Stephen Monismith
Stanford University
Seminar Information
Engineering Building Unit 2 (EBU2)
Room 479 (von Karman-Penner Seminar Room)
Seminar Recording Available: Please contact seminar coordinator, Jake Blair at (j1blair@eng.ucsd.edu)
I will discuss observations of tidally varying wave-forced flows in the reef system on Ofu, American Samoa, a barrier reef and lagoon system that appears “open” at low tide and “closed” at high tide. At high tide, the free surface pressure gradient nearly balances the radiation stress gradient in the depth-integrated momentum equation. At depth, there is an imbalance between these two forces, generating an undertow and flows that turn alongshore and, for some of the time, offshore, behavior similar to rip currents observed on beaches. At low tides, the wave forcing drives purely onshore flows. In general, wave transport (including assumed roller behavior) is important to determining the total net transport. In both cases, the vertical structure of this flow can be predicted with some accuracy using the surf-zone model of Svendsen, albeit with an eddy viscosity that is proportional to the rms wave velocity. While the dynamically closed nature of the lagoon mostly suppresses cross-reef transport, there is always some flow through the lagoon, with the strongest flows occurring at high tides and when the wave forcing is strongest.
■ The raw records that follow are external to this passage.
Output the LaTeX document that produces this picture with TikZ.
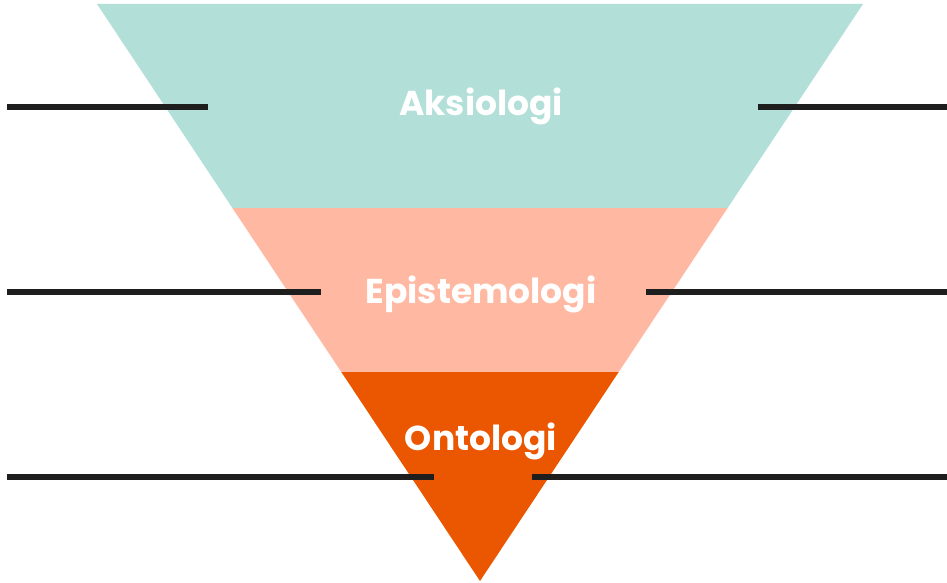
\documentclass[tikz,border=0pt]{standalone}
\usepackage{fontspec}
\setmainfont{Poppins}
\definecolor{teal}{HTML}{B2DFD8}
\definecolor{salmon}{HTML}{FFB9A2}
\definecolor{orng}{HTML}{EB5600}
\definecolor{linec}{HTML}{1E1E1E}
\begin{document}
\begin{tikzpicture}[x=1pt,y=-1pt,
  band/.style={draw=none},
  label/.style={text=white,font=\bfseries\fontsize{34.5}{38}\selectfont,anchor=base,inner sep=0pt},
  tick/.style={draw=linec,line width=6pt}]
\useasboundingbox (0,0) rectangle (947,583);
\fill[teal] (97,4) -- (863,4) -- (727.6,208) -- (232.4,208) -- cycle;
\fill[salmon] (232.4,208) -- (727.6,208) -- (618.7,372) -- (341.3,372) -- cycle;
\fill[orng] (341.3,372) -- (618.7,372) -- (480,581) -- cycle;
\node[label] (aks) at (481,116) {Aksiologi};
\node[label] (epi) at (481,303) {Epistemologi};
\node[label] (ont) at (481,450) {Ontologi};
\coordinate (l1a) at (7,107); \coordinate (l1b) at (208,107);
\coordinate (r1a) at (758,107); \coordinate (r1b) at (947,107);
\coordinate (l2a) at (7,292); \coordinate (l2b) at (321,292);
\coordinate (r2a) at (646,292); \coordinate (r2b) at (947,292);
\coordinate (l3a) at (7,477); \coordinate (l3b) at (434,477);
\coordinate (r3a) at (532,477); \coordinate (r3b) at (947,477);
\draw[tick] (l1a) -- (l1b);
\draw[tick] (r1a) -- (r1b);
\draw[tick] (l2a) -- (l2b);
\draw[tick] (r2a) -- (r2b);
\draw[tick] (l3a) -- (l3b);
\draw[tick] (r3a) -- (r3b);
\end{tikzpicture}
\end{document}
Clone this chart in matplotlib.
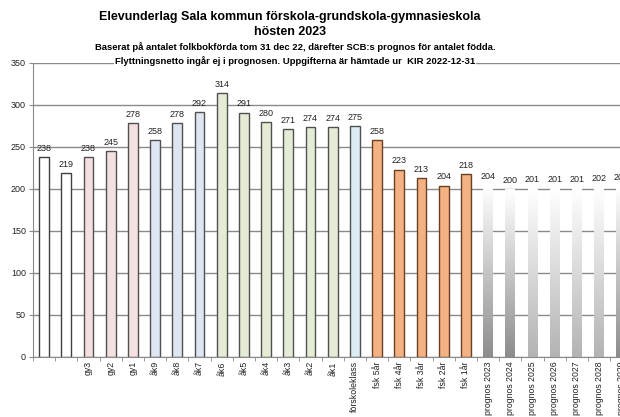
import matplotlib
matplotlib.use("Agg")
import matplotlib.pyplot as plt
import numpy as np

plt.rcParams['font.family'] = ['Liberation Sans', 'DejaVu Sans']

categories = ["", "", "gy3", "gy2", "gy1", "åk9", "åk8", "åk7", "åk6", "åk5", "åk4",
              "åk3", "åk2", "åk1", "förskoleklass", "fsk 5år", "fsk 4år", "fsk 3år",
              "fsk 2år", "fsk 1år", "prognos 2023", "prognos 2024", "prognos 2025",
              "prognos 2026", "prognos 2027", "prognos 2028", "prognos 2029"]
values = [238, 219, 238, 245, 278, 258, 278, 292, 314, 291, 280,
          271, 274, 274, 275, 258, 223, 213,
          204, 218, 204, 200, 201,
          201, 201, 202, 203]
groups = ["old", "old", "gy", "gy", "gy", "hog", "hog", "hog", "mel", "mel", "mel",
          "mel", "mel", "mel", "fk", "fsk", "fsk", "fsk",
          "fsk", "fsk", "progA", "progA", "progB",
          "progB", "progB", "progB", "progA"]

face = {"old": "white", "gy": "#f4e0e0", "hog": "#dde6f2", "mel": "#e4ecd6",
        "fk": "#dcecf4", "fsk": "#f4b183"}
edge = {"old": "#404040", "gy": "#505050", "hog": "#505050", "mel": "#505050",
        "fk": "#505050", "fsk": "#6a4020"}
grad_bottom = {"progA": 0.55, "progB": 0.70}

fig = plt.figure(figsize=(6.2, 4.17), dpi=100)
W, H = 620, 417
left_px, bottom_px, top_px = 33, 357, 63
cat_w = 22.2
ncat_axes = 28
ax = fig.add_axes([left_px / W, (H - bottom_px) / H, ncat_axes * cat_w / W,
                   (bottom_px - top_px) / H])

x = np.arange(len(categories))
ax.set_xlim(-0.5, ncat_axes - 0.5)
ax.set_ylim(0, 350)
ax.set_yticks(np.arange(0, 351, 50))
ax.yaxis.grid(True, color="#8a8a8a", linewidth=1.0)
ax.set_axisbelow(True)

bw = 0.45
for i, (v, g) in enumerate(zip(values, groups)):
    if g.startswith("prog"):
        bars = ax.bar(x[i], v, width=bw, facecolor="none", edgecolor="none", zorder=2)
        patch = bars.patches[0]
        bot = grad_bottom[g]
        grad = np.linspace(1.0, bot, 256).reshape(-1, 1)
        grad = np.concatenate([grad ** 1.6 * 0 + grad], axis=1)
        im = ax.imshow(grad, cmap="gray", vmin=0, vmax=1, aspect="auto",
                       extent=(x[i] - bw / 2, x[i] + bw / 2, 0, v), zorder=2,
                       interpolation="bilinear")
        im.set_clip_path(patch)
    else:
        ax.bar(x[i], v, width=bw, facecolor=face[g], edgecolor=edge[g],
               linewidth=1.0, zorder=2)
    ax.text(x[i], v + 5, str(v), ha="center", va="bottom", fontsize=6.5,
            color="#222222", zorder=3)

ax.set_xticks(x)
ax.set_xticklabels(categories, rotation=90, fontsize=6.3, color="#222222")
ax.set_xticks(np.arange(-0.5, ncat_axes, 1), minor=True)
ax.tick_params(axis="x", which="major", length=0, pad=3)
ax.tick_params(axis="x", which="minor", length=3, color="#8a8a8a")
ax.tick_params(axis="y", length=3, color="#8a8a8a", labelsize=6.5,
               labelcolor="#222222", pad=2)
ax.set_xlim(-0.5, ncat_axes - 0.5)
for s in ["top", "right"]:
    ax.spines[s].set_visible(False)
for s in ["left", "bottom"]:
    ax.spines[s].set_color("#8a8a8a")

cx = 290 / W
fig.text(cx, 1 - 17 / H, "Elevunderlag Sala kommun förskola-grundskola-gymnasieskola",
         ha="center", va="center", fontsize=9, fontweight="bold")
fig.text(cx, 1 - 32 / H, "hösten 2023", ha="center", va="center", fontsize=9,
         fontweight="bold")
fig.text(cx + 5 / W, 1 - 47 / H,
         "Baserat på antalet folkbokförda tom 31 dec 22, därefter SCB:s prognos för antalet födda.",
         ha="center", va="center", fontsize=6.8, fontweight="bold")
fig.text(cx + 5 / W, 1 - 61 / H,
         "Flyttningsnetto ingår ej i prognosen. Uppgifterna är hämtade ur  KIR 2022-12-31",
         ha="center", va="center", fontsize=6.8, fontweight="bold",
         bbox=dict(facecolor="white", edgecolor="none", pad=0.5), zorder=5)

fig.savefig("out.png", dpi=100)
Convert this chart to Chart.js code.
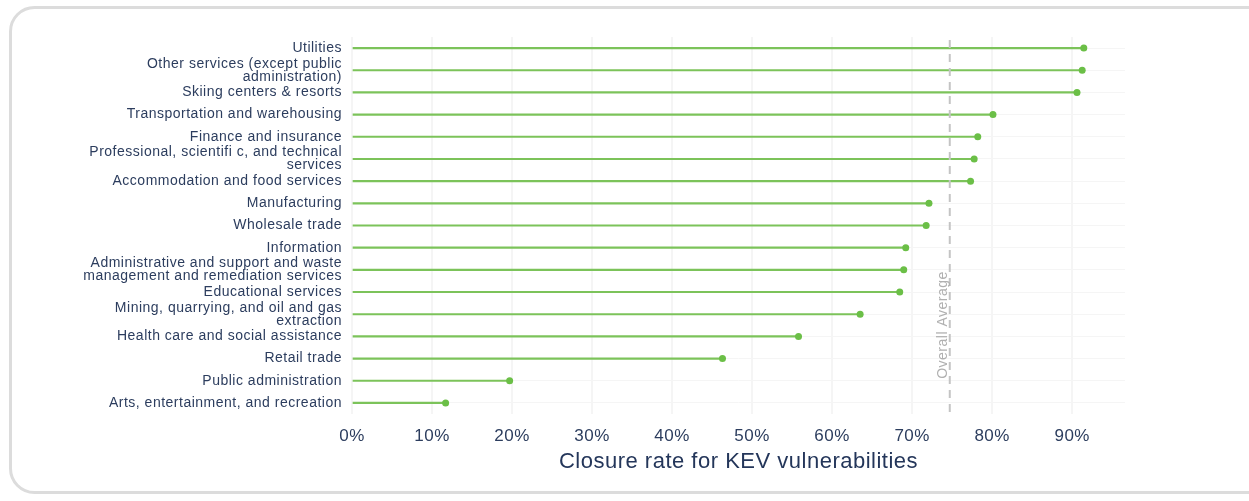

Bay Area native Stephen Monismith, the Obayashi Professor in the School of Engineering at Stanford University, received all his degrees (in Civil Engineering ) from UC Berkeley. Following completion of his thesis, he did a postdoc in Western Australia. He has been at Stanford in the Dept of Civil and Environmental Engineering since 1987, and was department chair between 2009 and 2016. He uses field, lab, and computational methods to look at flows with waves and stratification in lakes, estuaries and the nearshore coastal ocean, focusing on mixing and transport processes that are central to ecology, biogeochemistry and environmental management. Through his work on estuarine dynamics, he has been active in San Francisco Bay-Delta issues, including helping to develop the scientific underpinnings of freshwater flow regulations. In recent years, much of his efforts (and travel) have focused on the physics of coral reef flows, with fieldwork and modeling carried out on reefs in the Red Sea, and in nearshore waters of Hawaii, Moorea, Palmyra Atoll, American Samoa, and Palau. He has parallel interests studying the inner shelf flows found near and inside the kelp forests of California. He is a fellow of the American Physical Society and was elected to the National Academy of Engineering in 2022.